Why “vibes” no longer sell
Much of what we see in our newsfeed is seemingly blending into one. A CEO’s LinkedIn post about “the future of innovation” is losing its potency because audiences know there’s a marketing team behind it. These ‘opinions’ don’t feel as authentic as they once were.
This is causing the ‘Technical Evangelist’ to have a mainstream breakout. Buyers have become more skeptical, following the makers instead of the managers, a shift made clear by the skyrocketing profiles of more tech-savvy leaders. Take Elon Musk for example, surpassing 237 million followers on X, or Jeff Bezos with over 7.3 million followers.
This does not mean every buyer is an engineer. It means that even non-technical stakeholders now use technical proof as a primary trust signal. They realise that while the CEO signs the checks, the Technical Evangelists are the ones solving the problems.
Turning your engineers into icons
Brands don’t need to hire a superstar because they likely already employ one. The goal is to move your internal subject matter experts from the back office to the front page by identifying the architects, lead developers, or researchers who are already active in niche forums and communities.
This transition requires a shift in content style. Technical Evangelists do not need over-produced videos. Authenticity in 2026 looks like a screen-share, a whiteboard session, or a deep-dive thread on a specific technical friction point. These experts must be given the autonomy to post as themselves rather than acting as a mouthpiece for the corporate PR department. A point made clear by the growing popularity of LinkedIn’s competitor platforms.
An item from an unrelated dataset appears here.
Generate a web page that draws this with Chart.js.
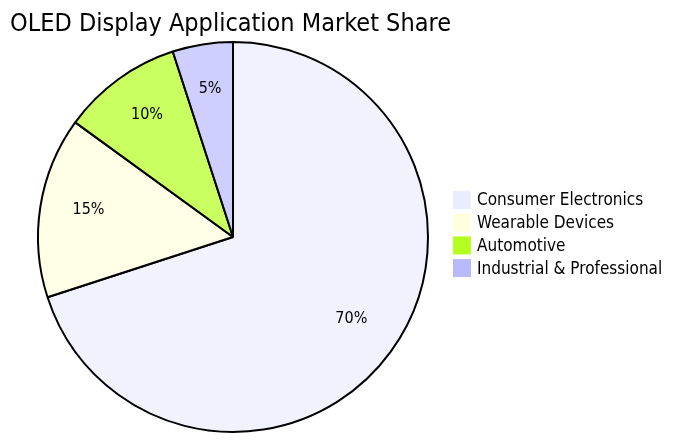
<!DOCTYPE html>
<html>
<head>
<meta charset="utf-8">
<script src="https://cdn.jsdelivr.net/npm/chart.js@4"></script>
<style>
  html, body { margin: 0; padding: 0; background: #fff; }
  #wrap { width: 681px; height: 441px; position: relative; }
</style>
</head>
<body>
<div id="wrap"><canvas id="chart"></canvas></div>
<script>
const title = "OLED Display Application Market Share";
const categories = ["Consumer Electronics", "Wearable Devices", "Automotive", "Industrial & Professional"];
const shares = [70, 15, 10, 5];
const colors = ["#ECECFF", "#FFFFDE", "#B4FF1F", "#B9B9FF"];

const FONT = "'DejaVu Sans Condensed', 'DejaVu Sans', sans-serif";

function fade(hex, a) {
  let r = parseInt(hex.slice(1, 3), 16);
  let g = parseInt(hex.slice(3, 5), 16);
  let b = parseInt(hex.slice(5, 7), 16);
  return `rgba(${r},${g},${b},${a})`;
}

// title, slice labels and legend drawn by hand
const extras = {
  id: "extras",
  afterDraw(chart) {
    const c = chart.ctx;
    c.save();
    c.fillStyle = "#000";
    c.textBaseline = "alphabetic";
    c.textAlign = "left";
    c.font = "25px " + FONT;
    c.fillText(title, 10, 31);

    // percentages
    const meta = chart.getDatasetMeta(0);
    const total = shares.reduce((a, b) => a + b, 0);
    c.font = "16px " + FONT;
    c.textAlign = "center";
    meta.data.forEach((arc, i) => {
      const mid = (arc.startAngle + arc.endAngle) / 2;
      const r = arc.outerRadius * 0.75;
      const x = arc.x + Math.cos(mid) * r;
      const y = arc.y + Math.sin(mid) * r;
      c.fillText(Math.round(shares[i] / total * 100) + "%", x, y);
    });

    // legend
    c.textAlign = "left";
    c.textBaseline = "middle";
    c.font = "17px " + FONT;
    categories.forEach((name, i) => {
      const y = 191 + i * 22.7;
      c.fillStyle = colors[i];
      c.fillRect(453, y, 18, 18);
      c.fillStyle = "#000";
      c.fillText(name, 477, y + 10);
    });
    c.restore();
  }
};

const ctx = document.getElementById("chart").getContext("2d");

let chart = new Chart(ctx, {
  type: "pie",
  data: {
    labels: categories,
    datasets: [{
      data: shares,
      backgroundColor: colors.map(col => fade(col, 0.7)),
      borderColor: "#000",
      borderWidth: 2
    }]
  },
  options: {
    responsive: true,
    maintainAspectRatio: false,
    animation: false,
    layout: { padding: { left: 37, top: 41, right: 252, bottom: 8 } },
    plugins: {
      legend: { display: false },
      tooltip: { enabled: false },
      title: { display: false }
    }
  },
  plugins: [extras]
});
</script>
</body>
</html>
While LinkedIn is still supremely popular, some of the limelight is being taken away. Substack has recently crossed 8.4 million paid subscribers, a 68% jump in just 12 months, as potential buyers trade newsfeeds for a more authentic community and less noise in their newsfeed.
The proof? Look no further than the Claude code leak that hit 100,000 stars in just 24 hours. It was the fastest-growing repository in history. Influence in 2026 isn’t just found in a newsfeed, it is found where the creators are building.
Authority is an inside job
By elevating a Senior Fellow or a Lead Engineer, a brand stops being a vendor and starts being a peer. These experts don’t just announce products, they provide the technical ‘proof of work’ that procurement teams now demand before a single contract is signed.
The most successful B2B brands aren’t looking for the next big industry celebrity. They are mining their own talent to find the voices that speak the language of the solution.
If your PR strategy is still focused entirely on the CEO’s keynote and ignores your Technical Evangelist’s code-review, you aren’t just behind the curve, you’re out of the conversation. It’s time to stop chasing the limelight and start building the bench.